A separate major mistake involved software controlling thrusters that help to angle the craft properly to avoid damaging the heat shield that protects the capsule, and any astronauts inside, during re-entry. Engineers detected and were able to correct that software glitch from the ground in time to ensure that what would be the crew's portion of the capsule safely separated from the rest of the spacecraft before re-entry.

After the botched mission, Boeing's board -- already frustrated by the MAX crisis -- ousted then-CEO Dennis Muilenburg and replaced him with Mr. Calhoun. Mr. Muilenburg had once boasted that Boeing would be first to put humans on Mars. The company booked a $410 million charge to account for the Starliner launch's redo.

Current and former government and industry officials blame the spotty testing on cost-cutting and inadequate staff. Boeing was years late delivering the Starliner under a fixed-price contract that created incentives for managers to keep a lid on testing and personnel costs. In addition, the company was vying with SpaceX to get the first astronauts into orbit on a commercially owned and operated capsule. Mr. Musk's team handily won that race with launches in May and November. Another closely held competitor, run by Amazon.com Inc.'s founder Jeff Bezos, is also taking aim at Boeing's legacy of space leadership.

A NASA spokesman said "deadline pressures and cost cutting were not identified" by a joint NASA-Boeing review team as causes of the Starliner's problems.

Patricia Sanders, chairwoman of NASA's independent safety-advisory committee, said the signs point to basic lapses in Boeing's engineering discipline. "It's possible that there was some complacency that set in," she said, adding that Boeing leaders now seem to realize they have to change course. "There is a sense that Boeing overall has woken up."

Boeing, under pressure from government officials, has added software engineers to the Starliner team, industry officials said. A newly appointed program manager, John Vollmer, is known for his ability to execute on difficult programs, according to people familiar with the matter, and is prodding Starliner engineers to more thoroughly test software and address problems identified by the flurry of post-failure reviews.

A Boeing spokesman said the company is poised to begin full-mission simulation testing as soon as next month after making software changes recommended by an independent review ordered by NASA.

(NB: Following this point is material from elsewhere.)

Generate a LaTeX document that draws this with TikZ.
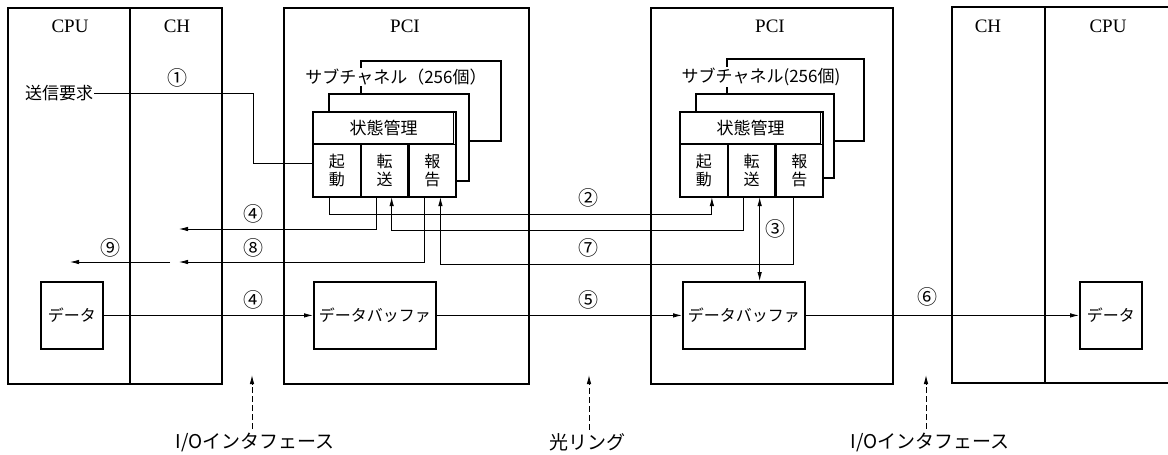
\documentclass[tikz,border=0pt]{standalone}
\usepackage{fontspec}
\newfontfamily\jp{Noto Sans CJK JP}
\newfontfamily\ttl{Liberation Serif}
\usetikzlibrary{arrows.meta,positioning}

\tikzset{
  frame/.style={draw,line width=2.4pt,anchor=north west,inner sep=0pt},
  divider/.style={line width=1.1pt},
  title/.style={font=\ttl\fontsize{19}{21}\selectfont},
  jptext/.style={font=\jp\fontsize{17}{20}\selectfont,inner sep=1pt},
  num/.style={font=\jp\fontsize{20}{22}\selectfont,inner sep=0pt},
  sub/.style={draw,line width=1.8pt,fill=white,anchor=north west,inner sep=0pt},
  head/.style={draw,line width=1.1pt,fill=white,anchor=north west,inner sep=0pt,
    minimum width=140pt,minimum height=31pt,font=\jp\fontsize{17}{20}\selectfont},
  cell/.style={draw,line width=1.1pt,fill=white,inner sep=0pt,minimum width=46.67pt,
    minimum height=52pt,align=center,font=\jp\fontsize{16}{18}\selectfont},
  databox/.style={draw,line width=1.8pt,anchor=north west,inner sep=0pt,
    font=\jp\fontsize{16}{18}\selectfont},
  link/.style={line width=0.8pt},
  guide/.style={line width=0.9pt,dash pattern=on 6pt off 3pt,->},
  bottomlbl/.style={font=\jp\fontsize{19}{22}\selectfont}
}

\begin{document}
\begin{tikzpicture}[x=1pt,y=-1pt,>={Latex[length=9pt,width=4.5pt]}]
\useasboundingbox (0,0) rectangle (1168,455);

% host (left), PCI, PCI, host (right)
\node[frame,minimum width=214pt,minimum height=376pt] (lhost) at (7,7) {};
\draw[divider] (130,7) -- (130,383);
\node[frame,minimum width=245pt,minimum height=376pt] (pci1) at (283,7) {};
\node[frame,minimum width=242pt,minimum height=376pt] (pci2) at (650,7) {};
\draw[line width=2.4pt] (1172,7) -| (952,383) -- (1172,383);
\draw[divider] (1045,7) -- (1045,383);

\node[title] (cpu1) at (70,26) {CPU};
\node[title] (ch1) at (177,26) {CH};
\node[title] (pcit1) at (405,26) {PCI};
\node[title] (pcit2) at (770,26) {PCI};
\node[title] (ch2) at (988,26) {CH};
\node[title] (cpu2) at (1108,26) {CPU};

% sub channels, PCI 1
\node[sub,minimum width=140pt,minimum height=80pt] (back1) at (360,60) {};
\node[jptext,fill=white] (sublbl1) at (396,77) {サブチャネル（256個）};
\node[sub,minimum width=140pt,minimum height=87pt] (mid1) at (328,93) {};
\node[head] (st1) at (313,112) {状態管理};
\node[cell,anchor=north west] (kido1) at (st1.south west) {起\\動};
\node[cell,anchor=west] (tenso1) at (kido1.east) {転\\送};
\node[cell,anchor=west] (hokoku1) at (tenso1.east) {報\\告};
\draw[line width=1.8pt] (st1.north west) rectangle (hokoku1.south east);

% sub channels, PCI 2
\node[sub,minimum width=137pt,minimum height=82pt] (back2) at (726,58) {};
\node[jptext,fill=white] (sublbl2) at (761,77) {サブチャネル(256個)};
\node[sub,minimum width=138pt,minimum height=84pt] (mid2) at (695,93) {};
\node[head] (st2) at (680,112) {状態管理};
\node[cell,anchor=north west] (kido2) at (st2.south west) {起\\動};
\node[cell,anchor=west] (tenso2) at (kido2.east) {転\\送};
\node[cell,anchor=west] (hokoku2) at (tenso2.east) {報\\告};
\draw[line width=1.8pt] (st2.north west) rectangle (hokoku2.south east);

% data boxes
\node[databox,minimum width=62pt,minimum height=67pt] (data1) at (40,281) {データ};
\node[databox,minimum width=122pt,minimum height=67pt] (buf1) at (313,281) {データバッファ};
\node[databox,minimum width=122pt,minimum height=67pt] (buf2) at (682,281) {データバッファ};
\node[databox,minimum width=62pt,minimum height=67pt] (data2) at (1079,281) {データ};

% request
\node[jptext] (req) at (59,93) {送信要求};
\coordinate (bend1) at (253,93);
\draw[link] (req.east) -- (bend1) |- ([yshift=7pt]kido1.west);

% control lines
\coordinate (a4) at (179,229);
\coordinate (a8) at (179,262);
\coordinate (a9s) at (170,262);
\coordinate (a9e) at (70,262);
\draw[link,->] ([xshift=-7pt]kido1.south) -- ++(0,17) -| ([xshift=8pt]kido2.south);
\draw[link,->] ([xshift=-8pt]tenso1.south) |- (a4);
\draw[link,->] ([xshift=-8pt]tenso2.south) -- ++(0,33) -| ([xshift=7pt]tenso1.south);
\draw[link,->] ([xshift=-8pt]hokoku1.south) |- (a8);
\draw[link,->] ([xshift=-6pt]hokoku2.south) -- ++(0,67) -| ([xshift=8pt]hokoku1.south);
\draw[link,->] (a9s) -- (a9e);
\draw[link,<->] ([xshift=8pt]tenso2.south) -- ([xshift=8pt]tenso2.south |- buf2.north);

% data lines
\draw[link,->] (data1) -- (buf1);
\draw[link,->] (buf1) -- (buf2);
\draw[link,->] (buf2) -- (data2);

% step numbers
\node[num] (n1) at (177,78) {①};
\node[num] (n2) at (588,198) {②};
\node[num] (n3) at (775,229) {③};
\node[num] (n4a) at (253,214) {④};
\node[num] (n8) at (253,248) {⑧};
\node[num] (n9) at (110,248) {⑨};
\node[num] (n7) at (588,248) {⑦};
\node[num] (n4b) at (253,300) {④};
\node[num] (n5) at (588,300) {⑤};
\node[num] (n6) at (927,297) {⑥};

% interfaces
\coordinate (gap1) at (252,375);
\coordinate (gap2) at (589,375);
\coordinate (gap3) at (926,375);
\node[bottomlbl] (iof1) at (255,442) {I/Oインタフェース};
\node[bottomlbl] (ring) at (587,442) {光リング};
\node[bottomlbl] (iof2) at (930,442) {I/Oインタフェース};
\draw[guide] (iof1.north -| gap1) -- (gap1);
\draw[guide] (ring.north -| gap2) -- (gap2);
\draw[guide] (iof2.north -| gap3) -- (gap3);
\end{tikzpicture}
\end{document}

Kathy Lueders, NASA's head of human space exploration, has singled out the agency's overreliance on Boeing's traditional engineering expertise as the crux of the Starliner's failures. Rather than reflexively trusting Boeing's technical judgment in most matters -- as NASA had long done -- "we do need to change our assumptions as to how we are working together" to ensure Boeing avoids mistakes, she told reporters in July. The upshot was tighter restrictions on Boeing's engineering decisions.

NASA has ramped up its own staffing and oversight of Boeing, acknowledging it probably paid too much attention to keeping tabs on Mr. Musk's company, until recent years viewed by career agency officials as an outsider and upstart.

In addition, government watchdogs have criticized Boeing for persistently missing deadlines and busting budgets as the prime contractor for the nation's premier deep-space rocket, the mammoth Space Launch System. Every major component of the heavy-lift booster has experienced technical challenges and performance issues, according to a March 2020 report from NASA's inspector general, resulting in at least $2 billion in recent cost increases. Additional delays could add another $8 billion.

After nearly a decade of development, it still isn't slated to fly until November at the earliest. A long-awaited test intended to fire up all four main engines for the first time is scheduled for Saturday.

As its engineers work to vet the Starliner's software, the Boeing spokesman said, the company will perform a full end-to-end test of the capsule's mission, from prelaunch to landing. For the next blastoff, people familiar with the matter said, Boeing isn't planning to hold a flashy party.